EU Commission to present regulation on electronic identity cards (Update)

EU information society commissioner Neelie Kroes will present a new regulation on the mutual recognition of national e-ID systems on Monday (4th June), according to news reports. There will for sure be a number of data protection issues related to this.

This is from the Commission Work Programme 2012:
Pan European framework for electronic identification, authentication and signature - Legislative

The proposal will present legislation to boost trust and facilitate electronic transactions notably by ensuring the mutual recognition of electronic identification and authentication across the EU, and of Electronic Signatures. (2nd quarter 2012)
Electronic identification and authentication schemes have a number of data protection issues. EurActiv.com has seen an internal Commission paper which shows that EU Justice Commissioner Viviane Reding (in charge of data protection) seems to only focus on breach notifications.
Link
But I am not sure anyone is addressing the inherent data protection issues related to functioning and non-breached e-ID schemes, such as the problem that the issuing authority ("identity provider" in technical jargon) may be notified every time one uses his or her eID card.
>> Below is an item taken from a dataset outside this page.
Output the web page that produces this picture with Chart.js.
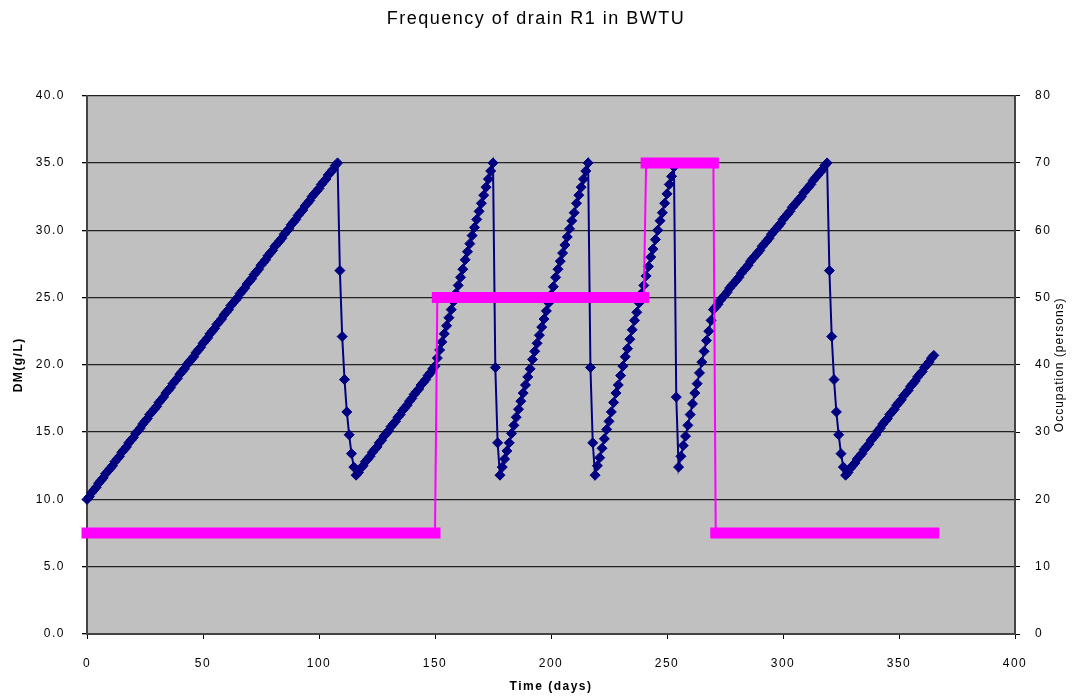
<!DOCTYPE html>
<html>
<head>
<meta charset="utf-8">
<script src="https://cdn.jsdelivr.net/npm/chart.js@4/dist/chart.umd.min.js"></script>
<style>
  html, body { margin: 0; padding: 0; background: #ffffff; }
  #wrap { width: 1072px; height: 697px; position: relative; }
  canvas { display: block; }
</style>
</head>
<body>
<div id="wrap"><canvas id="chart" width="1072" height="697"></canvas></div>
<script>
// Dry matter in drain R1, one value per day (day 0 .. 365), g/L
const dmValues = [
  10.0,10.2,10.5,10.7,10.9,11.2,11.4,11.6,11.9,12.1,
  12.3,12.5,12.8,13.0,13.2,13.5,13.7,13.9,14.2,14.4,
  14.6,14.9,15.1,15.3,15.6,15.8,16.0,16.3,16.5,16.7,
  16.9,17.2,17.4,17.6,17.9,18.1,18.3,18.6,18.8,19.0,
  19.3,19.5,19.7,20.0,20.2,20.4,20.6,20.9,21.1,21.3,
  21.6,21.8,22.0,22.3,22.5,22.7,23.0,23.2,23.4,23.7,
  23.9,24.1,24.4,24.6,24.8,25.0,25.3,25.5,25.7,26.0,
  26.2,26.4,26.7,26.9,27.1,27.4,27.6,27.8,28.1,28.3,
  28.5,28.8,29.0,29.2,29.4,29.7,29.9,30.1,30.4,30.6,
  30.8,31.1,31.3,31.5,31.8,32.0,32.2,32.5,32.7,32.9,
  33.1,33.4,33.6,33.8,34.1,34.3,34.5,34.8,35.0,
  27.0,22.1,18.9,16.5,14.8,13.4,12.4,11.8,
  12.0,12.3,12.5,12.8,13.0,13.2,13.5,13.7,13.9,14.2,
  14.4,14.7,14.9,15.1,15.4,15.6,15.8,16.1,16.3,16.6,
  16.8,17.0,17.3,17.5,17.8,18.0,18.2,18.5,18.7,18.9,
  19.2,19.4,19.7,19.9,
  20.5,21.1,21.7,22.3,22.9,23.5,24.1,24.7,25.3,25.9,
  26.5,27.1,27.8,28.4,29.0,29.6,30.2,30.8,31.4,32.0,
  32.6,33.2,33.8,34.4,35.0,
  19.8,14.2,11.8,
  12.4,13.0,13.6,14.2,14.9,15.5,16.1,16.7,17.3,17.9,
  18.5,19.1,19.7,20.4,21.0,21.6,22.2,22.8,23.4,24.0,
  24.6,25.2,25.8,26.5,27.1,27.7,28.3,28.9,29.5,30.1,
  30.7,31.3,32.0,32.6,33.2,33.8,34.4,35.0,
  19.8,14.2,11.8,
  12.5,13.1,13.8,14.5,15.2,15.8,16.5,17.2,17.9,18.5,
  19.2,19.9,20.6,21.2,21.9,22.6,23.3,23.9,24.6,25.3,
  25.9,26.6,27.3,28.0,28.6,29.3,30.0,30.7,31.3,32.0,
  32.7,33.4,34.0,34.7,
  17.6,12.4,
  13.2,14.0,14.7,15.5,16.3,17.1,17.9,18.6,19.4,20.2,
  21.0,21.8,22.5,23.3,24.1,
  24.3,24.5,24.8,25.0,25.2,25.4,25.7,25.9,26.1,26.3,
  26.5,26.8,27.0,27.2,27.4,27.7,27.9,28.1,28.3,28.5,
  28.8,29.0,29.2,29.4,29.7,29.9,30.1,30.3,30.5,30.8,
  31.0,31.2,31.4,31.7,31.9,32.1,32.3,32.5,32.8,33.0,
  33.2,33.4,33.7,33.9,34.1,34.3,34.5,34.8,35.0,
  27.0,22.1,18.9,16.5,14.8,13.4,12.4,11.8,
  12.0,12.3,12.5,12.7,13.0,13.2,13.4,13.7,13.9,14.1,
  14.4,14.6,14.8,15.1,15.3,15.6,15.8,16.0,16.3,16.5,
  16.7,17.0,17.2,17.4,17.7,17.9,18.1,18.4,18.6,18.8,
  19.1,19.3,19.5,19.8,20.0,20.2,20.5,20.7
];

// Occupation periods: first day, last day, persons
const occStart   = [0, 151, 241, 271];
const occEnd     = [150, 240, 270, 365];
const occPersons = [15, 50, 70, 15];

// Axis texts
const chartTitle = 'Frequency of drain R1 in BWTU';
const xTitle = 'Time (days)';
const yLeftTitle = 'DM(g/L)';
const yRightTitle = 'Occupation (persons)';

// Build plotting points from the arrays above
const dmPoints = dmValues.map((v, day) => ({ x: day, y: v }));

const occLine = [];
const occBars = [];
occPersons.forEach((p, i) => {
  occLine.push({ x: occStart[i], y: p }, { x: occEnd[i], y: p });
  if (i > 0) occBars.push({ x: occStart[i] - 0.5, y: null });
  occBars.push({ x: occStart[i], y: p }, { x: occEnd[i], y: p });
});

const FONT = "'Liberation Sans', Arial, sans-serif";

// Grey plotting area
const plotBackground = {
  id: 'plotBackground',
  beforeDraw(chart) {
    const { ctx, chartArea: a } = chart;
    ctx.save();
    ctx.fillStyle = '#C0C0C0';
    ctx.fillRect(a.left, a.top, a.right - a.left, a.bottom - a.top);
    ctx.restore();
  }
};

// Slightly spaced lettering for all chart text
const letterSpacing = {
  id: 'letterSpacing',
  beforeUpdate(chart) { chart.ctx.letterSpacing = '1.5px'; },
  beforeDraw(chart) { chart.ctx.letterSpacing = '1.5px'; }
};

// Secondary axis title, reading bottom to top
const rightAxisTitle = {
  id: 'rightAxisTitle',
  afterDraw(chart) {
    const { ctx, chartArea: a } = chart;
    ctx.save();
    ctx.letterSpacing = '1px';
    ctx.translate(1060, (a.top + a.bottom) / 2);
    ctx.rotate(-Math.PI / 2);
    ctx.fillStyle = '#000';
    ctx.font = `12px ${FONT}`;
    ctx.textAlign = 'center';
    ctx.textBaseline = 'middle';
    ctx.fillText(yRightTitle, 0, 0);
    ctx.restore();
  }
};

new Chart(document.getElementById('chart'), {
  type: 'line',
  data: {
    datasets: [
      {
        label: 'Occupation',
        data: occBars,
        yAxisID: 'yOcc',
        borderColor: '#FF00FF',
        borderWidth: 11,
        borderCapStyle: 'square',
        pointRadius: 0,
        spanGaps: false,
        clip: false
      },
      {
        label: 'Occupation steps',
        data: occLine,
        yAxisID: 'yOcc',
        borderColor: '#FF00FF',
        borderWidth: 2,
        pointRadius: 0,
        clip: false
      },
      {
        label: 'DM',
        data: dmPoints,
        yAxisID: 'y',
        borderColor: '#000080',
        borderWidth: 2,
        pointStyle: 'rectRot',
        pointRadius: 5,
        pointBackgroundColor: '#000080',
        pointBorderColor: '#000080',
        pointBorderWidth: 1,
        tension: 0,
        clip: false
      }
    ]
  },
  options: {
    responsive: false,
    animation: false,
    devicePixelRatio: 1,
    layout: { padding: 0 },
    plugins: {
      legend: { display: false },
      tooltip: { enabled: false },
      title: {
        display: true,
        text: chartTitle,
        color: '#000',
        font: { family: FONT, size: 18, weight: 'normal' },
        padding: { top: 8, bottom: 66 }
      }
    },
    scales: {
      x: {
        type: 'linear',
        min: 0,
        max: 400,
        ticks: { stepSize: 50, color: '#000', font: { family: FONT, size: 12 }, padding: 17, maxRotation: 0, autoSkip: false },
        grid: { drawOnChartArea: false, color: '#000', tickLength: 5 },
        border: { display: true, color: '#444', width: 2 },
        title: {
          display: true, text: xTitle, color: '#000',
          font: { family: FONT, size: 12, weight: 'bold' },
          padding: { top: 0, bottom: 3 }
        },
        afterFit(scale) { scale.height = 63; }
      },
      y: {
        position: 'left',
        min: 0,
        max: 40,
        ticks: {
          stepSize: 5, color: '#000', font: { family: FONT, size: 12 }, padding: 17,
          callback: v => v.toFixed(1)
        },
        grid: { color: '#222', lineWidth: 1.3, tickLength: 5, tickColor: '#000' },
        border: { display: true, color: '#444', width: 2 },
        title: {
          display: true, text: yLeftTitle, color: '#000',
          font: { family: FONT, size: 12, weight: 'bold' },
          padding: { top: 11, bottom: 0 }
        },
        afterFit(scale) { scale.width = 87; }
      },
      yOcc: {
        position: 'right',
        min: 0,
        max: 80,
        ticks: { stepSize: 10, color: '#000', font: { family: FONT, size: 12 }, padding: 15 },
        grid: { drawOnChartArea: false, color: '#000', tickLength: 5 },
        border: { display: true, color: '#444', width: 2 },
        afterFit(scale) { scale.width = 57; }
      }
    }
  },
  plugins: [letterSpacing, plotBackground, rightAxisTitle]
});
</script>
</body>
</html>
I hope that someone reminds the Commission of e.g. the recommendations on "Identity Management and Reputation" from Civil Society to the OECD ministerial meeting "The Future of the Internet Economy" in Seoul in June 2008.

What does not seem to be the case is an EU-wide obligation for member states to introduce eID schemes or even use a harmonised European standard, as had been reported by more europsceptic, right-wing and conspiracy-driven news websites.